Mentors, trainers and state officials from Bulgaria taking part in NEST discussed the project results and participated in a creative workshop
“Our common purpose is children’s wellbeing, and it makes our efforts worthwhile.” This line comes from a letter that mentors wrote to their colleagues – the novice teachers they supported through the NEST (Novice Educator Support and Training) project.
The letter was drafted during this year’s final meeting of the Bulgarian participants in the project. The meeting took place on June 29th and 30th, and it was the first time they met in person since COVID-19 measures were lifted in Bulgaria. In addition to the 57 mentors trained under the project, it was also attended by their trainers and state representatives, including Marieta Georgieva, who is a Deputy Minister of Education.
Neli Koleva, NEST Project Manager and Strategic Partnerships Lead at Teach for Bulgaria, presented the results achieved so far and outlined the year ahead.
“We have worked with over 180 teachers, made over 500 classroom visits, shared challenges and solutions, but most importantly, we are building a supportive community. None of us have all the answers, there never are ready-made solutions in supporting novice teachers, so investing in an active professional learning community is key” Koleva said.
Data collected by researchers at the University of Duisburg-Essen, who evaluate the project, shows that the education experts’ mentorship skills have improved during the project. Over 90% agree or strongly agree that the training has equipped them to independently support novice teachers. This is also linked to the fact that, as a result of the training, the majority of experts feel more confident in their professional role. This in turn makes them more trustworthy in the eyes of the teachers.
In the coming year, mentors will continue their work with three new novice teachers each, while receiving additional support from the trainers. Increasing teachers’ engagement in the mentorship process and strengthening the trust between themselves and their mentees are some of the key challenges for mentors during this second year of NEST.
In addition to serving as a platform for discussion, the meeting allowed for mentors to get to know each other and work as a team on fun tasks, using the practices discussed with novice teachers through the project.

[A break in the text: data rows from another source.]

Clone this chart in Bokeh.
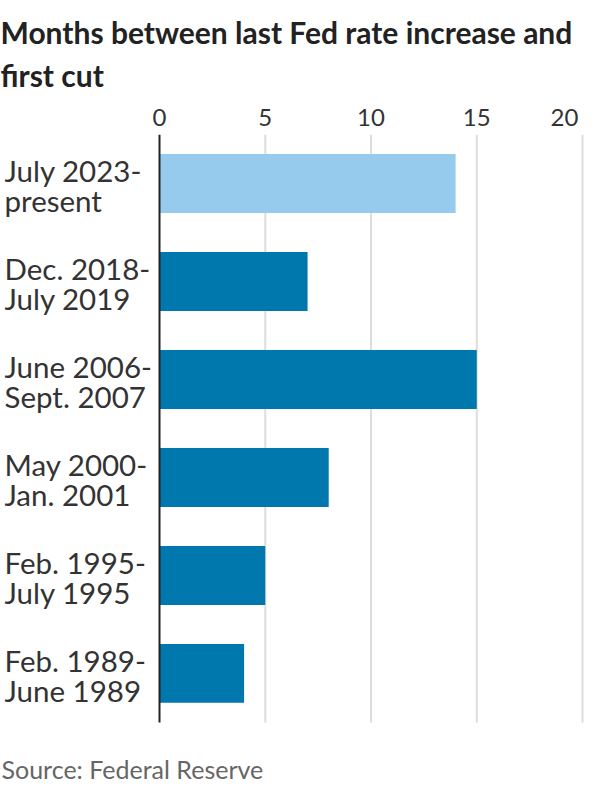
from bokeh.plotting import figure
from bokeh.models import Range1d, FixedTicker, ColumnDataSource
from bokeh.core.properties import value
from bokeh.embed import file_html
from bokeh.resources import INLINE

# ---- data ----
period_start = ["July 2023-", "Dec. 2018-", "June 2006-", "May 2000-", "Feb. 1995-", "Feb. 1989-"]
period_end = ["present", "July 2019", "Sept. 2007", "Jan. 2001", "July 1995", "June 1989"]
months = [14, 7, 15, 8, 5, 4]
bar_colors = ["#96cbee", "#0077ad", "#0077ad", "#0077ad", "#0077ad", "#0077ad"]
ticks = [0, 5, 10, 15, 20]
title_text = "Months between last Fed rate increase and\nfirst cut"
source_text = "Source: Federal Reserve"

X_START, X_END = -7.518, 20.094
Y_TOP, Y_BOTTOM = -0.5, 6.133
FONT = "Lato"

pos = list(range(len(months)))
src = ColumnDataSource(dict(y=pos, right=months, color=bar_colors,
                            l1=period_start, l2=period_end,
                            lx=[X_START] * len(pos)))

p = figure(width=584, height=784,
           x_range=Range1d(X_START, X_END), y_range=Range1d(Y_BOTTOM, Y_TOP),
           x_axis_location="above", y_axis_location=None,
           output_backend="svg", toolbar_location=None,
           min_border_left=0, min_border_right=0, min_border_bottom=0,
           min_border_top=134)
p.outline_line_color = None
p.xgrid.visible = False
p.ygrid.visible = False

# title
p.title.text = title_text
p.title.text_font = FONT
p.title.text_font_style = "bold"
p.title.text_font_size = "30px"
p.title.text_color = "#222222"
p.title.align = "left"
p.title.text_line_height = 1.2
p.title.standoff = 10

# top axis
ax = p.xaxis[0]
ax.ticker = FixedTicker(ticks=ticks)
ax.axis_line_color = None
ax.major_tick_line_color = None
ax.minor_tick_line_color = None
ax.major_label_text_font = FONT
ax.major_label_text_font_size = "24px"
ax.major_label_text_color = "#333333"
ax.major_label_standoff = -2
ax.major_label_overrides = {20: "20\u00a0"}

# grid lines
gt = [t for t in ticks if t != 0]
p.segment(x0=gt, x1=gt, y0=[Y_TOP] * len(gt), y1=[len(pos) - 0.5] * len(gt),
          line_color="#dddddd", line_width=2)

# bars
p.hbar(y="y", right="right", left=0, height=0.6, fill_color="color",
       line_color=None, source=src)

# zero axis line
p.segment(x0=[0], x1=[0], y0=[Y_TOP], y1=[len(pos) - 0.5],
          line_color="#222222", line_width=2)

# category labels
p.text(x="lx", y="y", text="l1", source=src, text_font=value(FONT),
       text_font_size="29.5px", text_color="#333333", text_align="left",
       text_baseline="alphabetic", x_offset=4, y_offset=-13)
p.text(x="lx", y="y", text="l2", source=src, text_font=value(FONT),
       text_font_size="29.5px", text_color="#333333", text_align="left",
       text_baseline="alphabetic", x_offset=4, y_offset=17)

# source note
p.text(x=[X_START], y=[5.97], text=[source_text], text_font=value(FONT),
       text_font_size="25px", text_color="#666666", text_align="left",
       text_baseline="alphabetic", x_offset=1)

open("out.html", "w").write(file_html(p, INLINE))
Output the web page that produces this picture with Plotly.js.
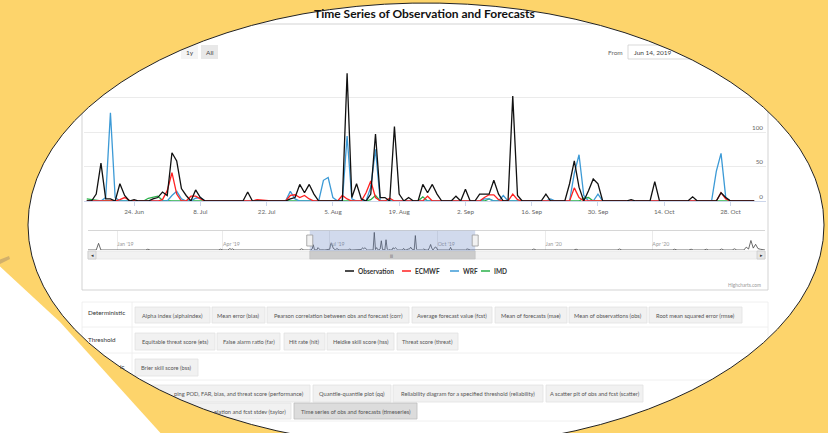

“50% of novice teachers will leave the profession within two years. You will not be able to prevent all of them from quitting. But for those people you worked with during the year, your support probably means everything” Koleva said at the end of the meeting.
The NEST project, which was launched in March 2021, explores the question of what an effective programme for novice teachers and their mentors should look like. Educational experts from 5 European countries and 7 education systems have come together to find the answer to this question. Their goal is to approbate a training program for mentors of novice teachers which can then be included in national policies.
Overall, 450+ mentors from 39 regions are being trained across the EU through the NEST project. Project partners include Ministries of Education and Teach For- organisations in Austria, Belgium, Bulgaria, Romania and Spain, together with a teacher union “Podkrepa”, a schools association “SEGEC” and the University of Duisburg-Essen.